After this, I went wrong. I had hoped that “grub-install –recheck /dev/sdb” would be enough to get the new drive booting OK, but it turns out that this doesn’t re-write “grub.cfg”, and that file still contained references to an old UUID. I’m not sure what the Right Way to fix this file was; I just used “grub-mkconfig > /boot/grub/grub.cfg” to rewrite it, but I suspect there’s some higher-level tool I should have called.
That’s it – with that done, I could remove the drive from the machine. However, I plugged it in one last time – in order to zero it out.

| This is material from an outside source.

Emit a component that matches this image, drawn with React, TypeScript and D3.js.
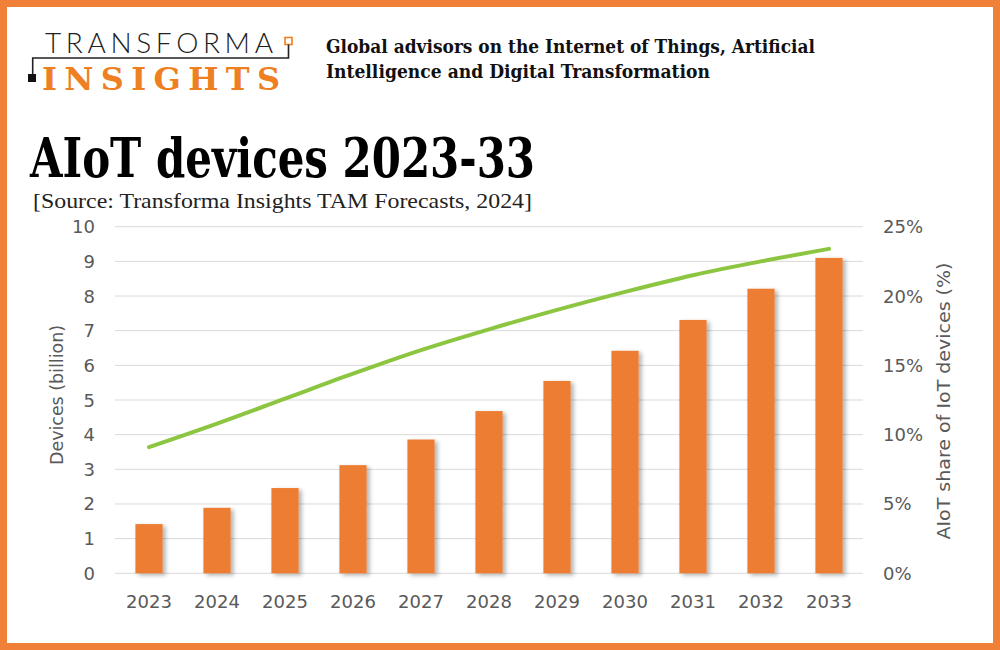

Not so much for security, though this is also a consideration, since though there is some theoretical possibility of recovering data from such a drive, in practice zeroing will make recovering any data vastly more expensive. But the main reason for zeroing the drive is to unambiguously mark the drive as not in use, so that neither I nor anyone else hesitates to use the drive for another purpose. Otherwise, it’s easy to acquire stacks of “limbo” drives which have been replaced, but which you’re keeping because you can’t quite remember if there’s anything on them you might want. Zeroing the drive out eliminates that concern.
This could have been easier – the LVM stage was as straightforward as I could ask, but the GRUB side of things was harder, at least in part thanks to a lack of documentation. Still, I’m now happily using my new disk, and I was very happy not to have to leave the machine out of use while it copied half a gigabyte of data from the old drive to the new.